A partir do final do século XX, não é possível tornar-se um profissional especializado no mundo corporativo (não importa que carreira se escolha), sem ter em mente todo esse emaranhado que acaba envolvendo de forma direta ou indireta (às vezes mais direta do que gostaríamos) as empresas, empresários e pessoas ligadas à esfera empresarial. Um exemplo é o caso, vivido pelo Brasil atual, das investigações da operação Lava-Jato: empresas e empresários (de publicitários, profissionais de marketing, a gestores, diretores, industriais etc.) envolvidas em escândalos de corrupção, dilapidando patrimônio público, com executivos presos, perdendo substantivamente valores de suas ações no mercado financeiro; ou mesmo o caso gritante da Samarco/Vale do Rio Doce (que neste dia 05/11 completou 1 ano) em que o maior crime socioambiental já cometido no Brasil (e considerado um dos maiores do mundo) por irresponsabilidade e negligência criminosa expôs uma intrincada rede de promiscuidade entre o poder das grandes corporações e o Estado no Brasil. O mundo corporativo coleciona escândalos como estes que se multiplicam pelo mundo e que envolvem um intrincamento complexo de variáveis que extrapolam em muito o universo estrito do mundo dos negócios.

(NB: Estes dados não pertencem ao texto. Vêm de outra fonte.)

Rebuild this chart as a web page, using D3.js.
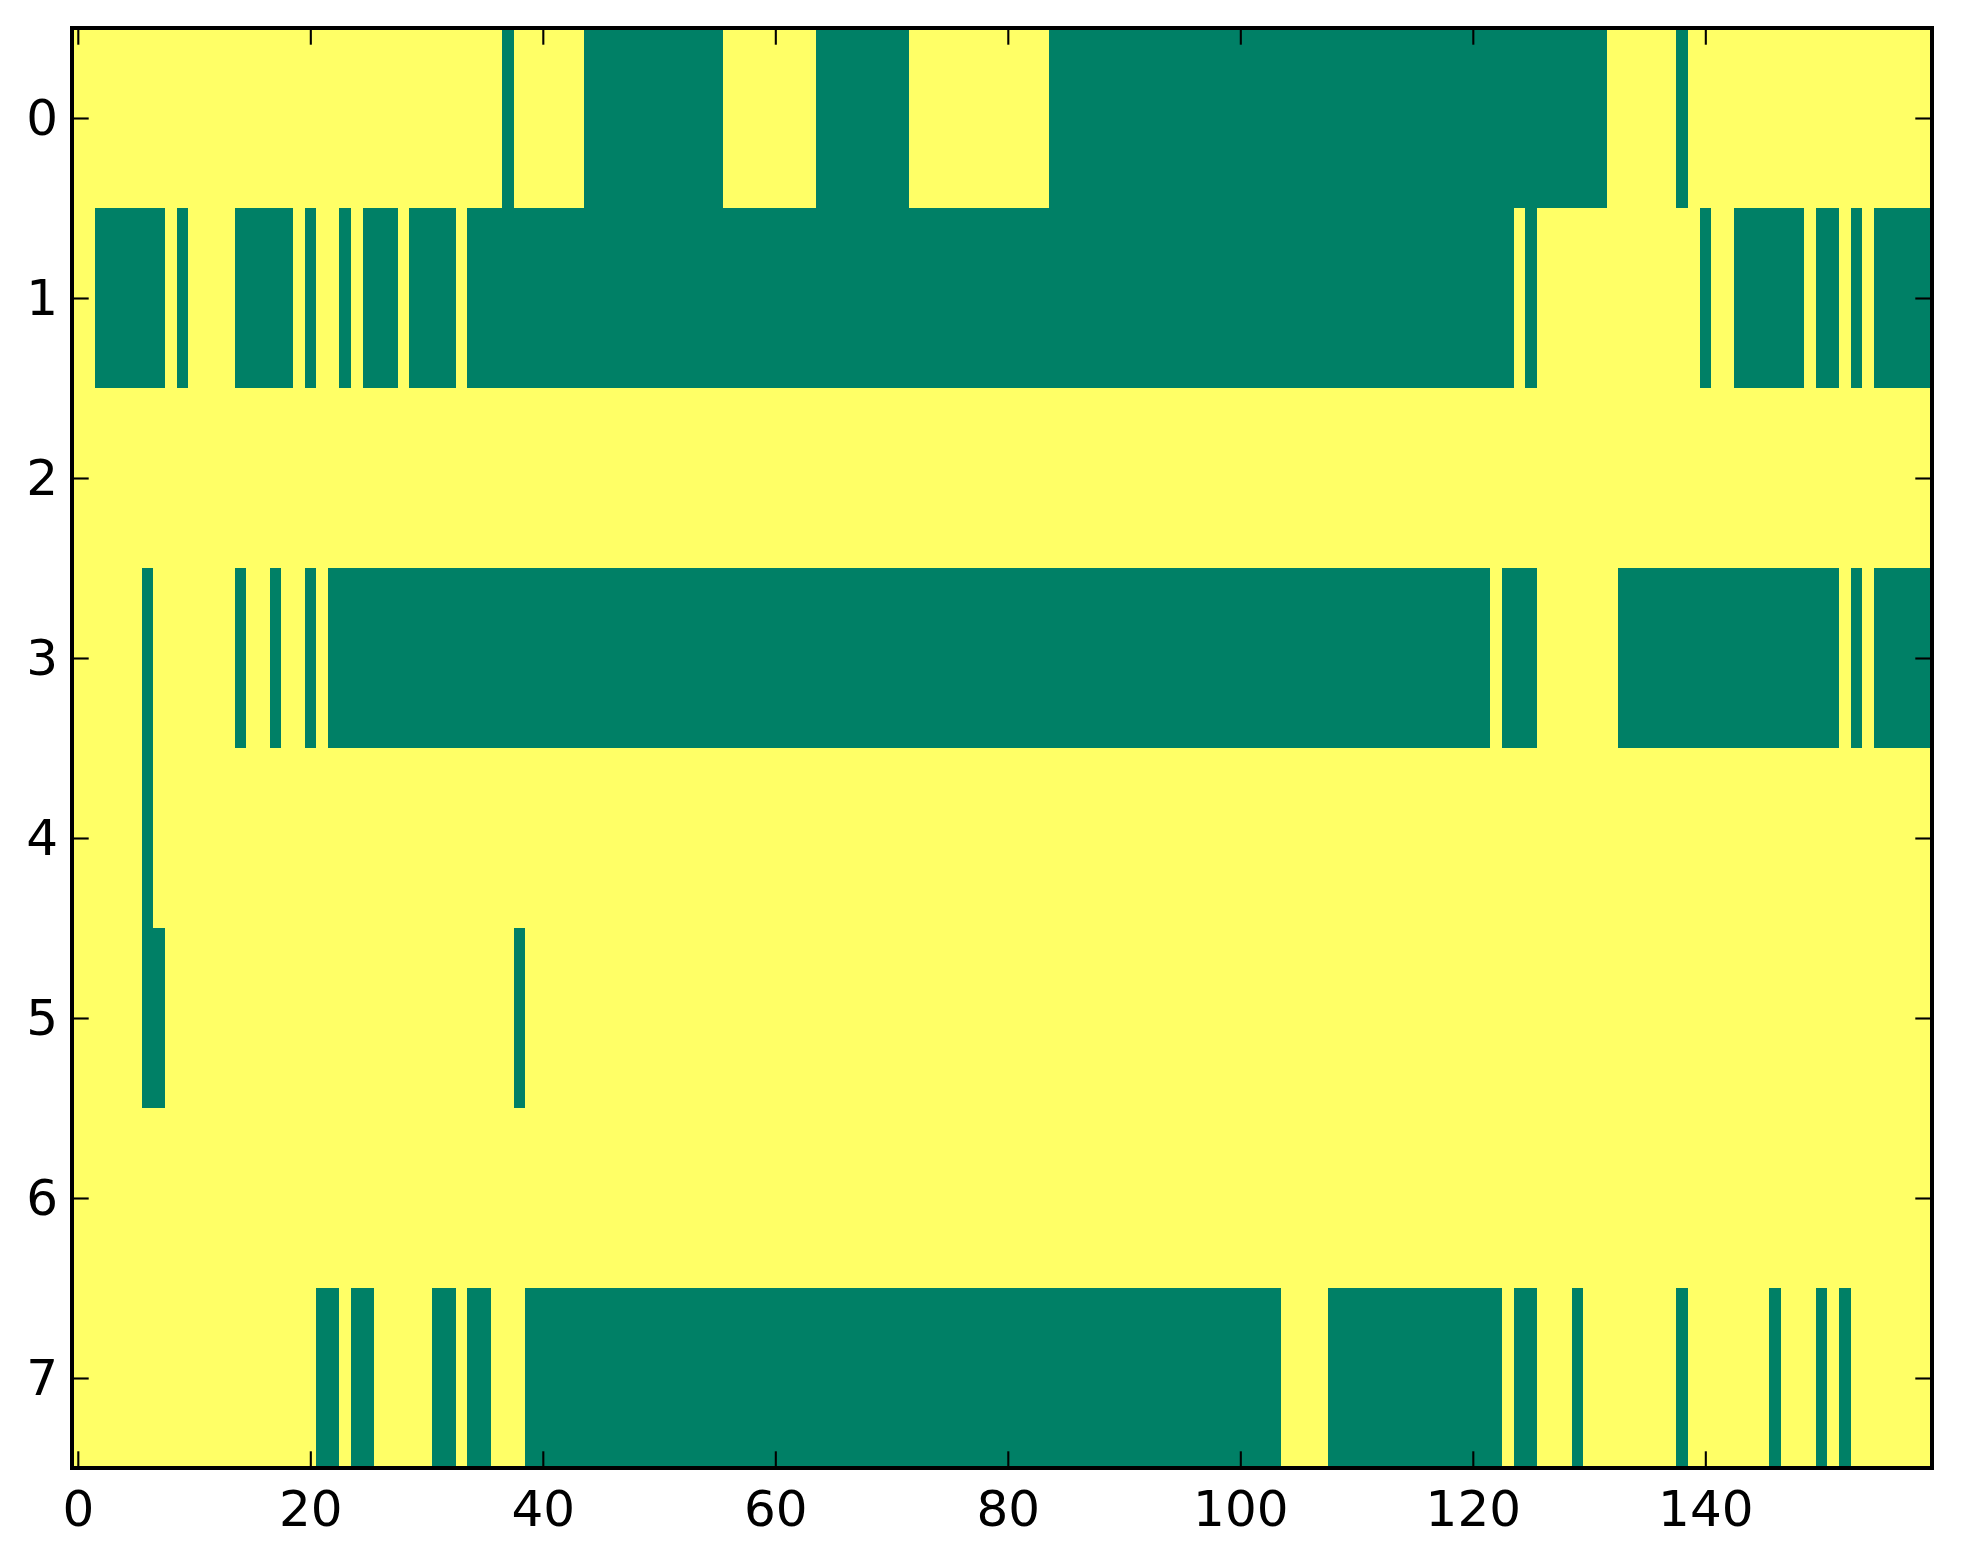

Finalizo evocando um paralelo com as palavras de Claude Lévi-Strauss a respeito dos mitos, quando ele responde à pergunta “pra que servem os mitos?”: os mitos são bons para pensar. Não pensar “sobre algo”, mas “pensar!”. As ciências sociais (e as ciências humanas, por extensão), são boas para nos fazer pensar (aqui, não somente o pensamento em si, mas o pensamento sobre este complexo da realidade social que envolve formação de grupos, jogos de poder, visões culturais etc.). E, se saber pensar com sofisticação, qualidade, profundida e densidade é um dos requisitos fundamentais para nos definir como seres humanos, é ainda mais necessário para se ter uma visão estratégica num mundo cada vez mais complexo, dinâmico e desafiador.